Global convenience store company 7-Eleven is running a cashierless store pilot test available exclusively to its employees at the company’s Irving headquarters.
The 700-square-foot pilot store, which has been compared to Amazon Go, uses a mix of algorithms and predictive technology to separate individual customers and their purchases from other in-store shoppers, according to a release.
7-Eleven wants to continue innovating through digital solutions, says 7-Eleven president and CEO Joe DePinto. Along with the cashierless store pilot test, other recent innovations from 7-Eleven include rolling out a Mobile Checkout feature at pilot locations and its on-demand delivery service 7NOW. In 2016, 7-Eleven became one of the early retail brands to test drone deliveries.
“Retail technology is evolving at a rapid pace and customer expectations are driving the evolution,” 7-Eleven president and CEO Joe DePinto said in a release.
To participate in the pilot test, 7-Eleven employees download an app and sign up. After test participants check in at the store, they can shop a mix of the company’s most popular products including beverages, snacks, food, groceries, over-the-counter drugs, and non-food items, and then simply exit the test store. After exiting, participants automatically receive a detailed receipt in the app.

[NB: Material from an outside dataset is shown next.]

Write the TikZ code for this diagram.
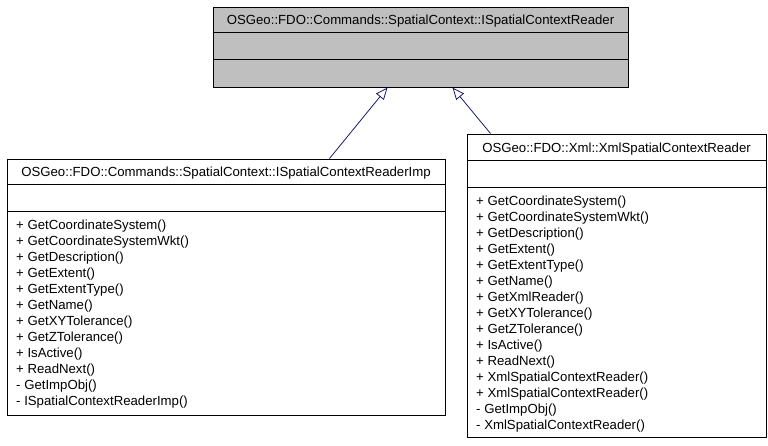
\documentclass[tikz,border=0pt]{standalone}
\usepackage{fontspec}
\setmainfont{Liberation Sans}
\usetikzlibrary{arrows.meta,calc}
\definecolor{umlgray}{HTML}{BFBFBF}
\definecolor{edgeblue}{HTML}{191970}
\tikzset{
  classbox/.style={draw=black, line width=1pt, inner sep=0pt, minimum width=#1},
  titletext/.style={font=\fontsize{13.2}{16}\selectfont, inner sep=0pt, anchor=base},
  membertext/.style={font=\fontsize{13.2}{16}\selectfont, inner sep=0pt, anchor=base west},
  sepline/.style={draw=black, line width=1pt},
  inherit/.style={draw=edgeblue, line width=0.8pt, -{Triangle[open, length=12pt, width=10pt]}},
}
\begin{document}
\begin{tikzpicture}[x=1pt,y=-1pt]
\useasboundingbox (0,0) rectangle (768,445);
% top class
\node[classbox=415pt, fill=umlgray, minimum height=80pt] (top) at (420.5,47) {};
\draw[sepline] ($(top.north west)+(0,26)$) -- ($(top.north east)+(0,26)$);
\draw[sepline] ($(top.north west)+(0,53)$) -- ($(top.north east)+(0,53)$);
\node[titletext] (toptitle) at (420.5,24.7) {OSGeo::FDO::Commands::SpatialContext::ISpatialContextReader};
% left class
\node[classbox=438pt, fill=white, minimum height=256pt] (left) at (226,287) {};
\draw[sepline] ($(left.north west)+(0,26)$) -- ($(left.north east)+(0,26)$);
\draw[sepline] ($(left.north west)+(0,53)$) -- ($(left.north east)+(0,53)$);
\node[titletext] (lefttitle) at (226,176.7) {OSGeo::FDO::Commands::SpatialContext::ISpatialContextReaderImp};
\foreach \m [count=\i from 0] in {+ GetCoordinateSystem(), + GetCoordinateSystemWkt(), + GetDescription(), + GetExtent(), + GetExtentType(), + GetName(), + GetXYTolerance(), + GetZTolerance(), + IsActive(), + ReadNext(), - GetImpObj(), - ISpatialContextReaderImp()}
  \node[membertext] (lm\i) at (16,229.7+16*\i) {\m};
% right class
\node[classbox=299pt, fill=white, minimum height=303pt] (right) at (616.5,285.5) {};
\draw[sepline] ($(right.north west)+(0,27)$) -- ($(right.north east)+(0,27)$);
\draw[sepline] ($(right.north west)+(0,54)$) -- ($(right.north east)+(0,54)$);
\node[titletext] (righttitle) at (616.5,152.2) {OSGeo::FDO::Xml::XmlSpatialContextReader};
\foreach \m [count=\i from 0] in {+ GetCoordinateSystem(), + GetCoordinateSystemWkt(), + GetDescription(), + GetExtent(), + GetExtentType(), + GetName(), + GetXmlReader(), + GetXYTolerance(), + GetZTolerance(), + IsActive(), + ReadNext(), + XmlSpatialContextReader(), + XmlSpatialContextReader(), - GetImpObj(), - XmlSpatialContextReader()}
  \node[membertext] (rm\i) at (476,205.2+16*\i) {\m};
% inheritance connectors
\draw[inherit] ($(left.north west)+(323,0)$) -- ($(top.south west)+(175,0)$);
\draw[inherit] ($(right.north west)+(24,0)$) -- ($(top.south west)+(240,0)$);
\end{tikzpicture}
\end{document}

“Ultimately, our goal is to exceed consumers’ expectations for faster, easier transactions and a seamless shopping experience,” Mani Suri, 7-Eleven’s senior vice president and chief information officer, said in a release.
7-Eleven uses its employees to test new store tech because they are honest and candid with their feedback, according to Suri. He added that the custom-built in-house tech is designed for both current and future customers, and offering a frictionless shopping experience with cashierless stores “could be a game-changer.”
Other retail tech in DFW
7-Eleven isn’t the only company testing retail tech in the area. In 2017, Neiman Marcus launched a “store of the future” in Fort Worth with high-tech mirrors that can snap images in dressing rooms and the makeup counter.
Sam’s Club Now, a “future of retail” concept, revamped its popular Scan & Go service last year in Dallas’ Lower Greenville neighborhood, which allowed shoppers to use the Sam’s Club Now app. Through the app, customers could scan barcodes with their phone, and then the phone was scanned as the customer walked out.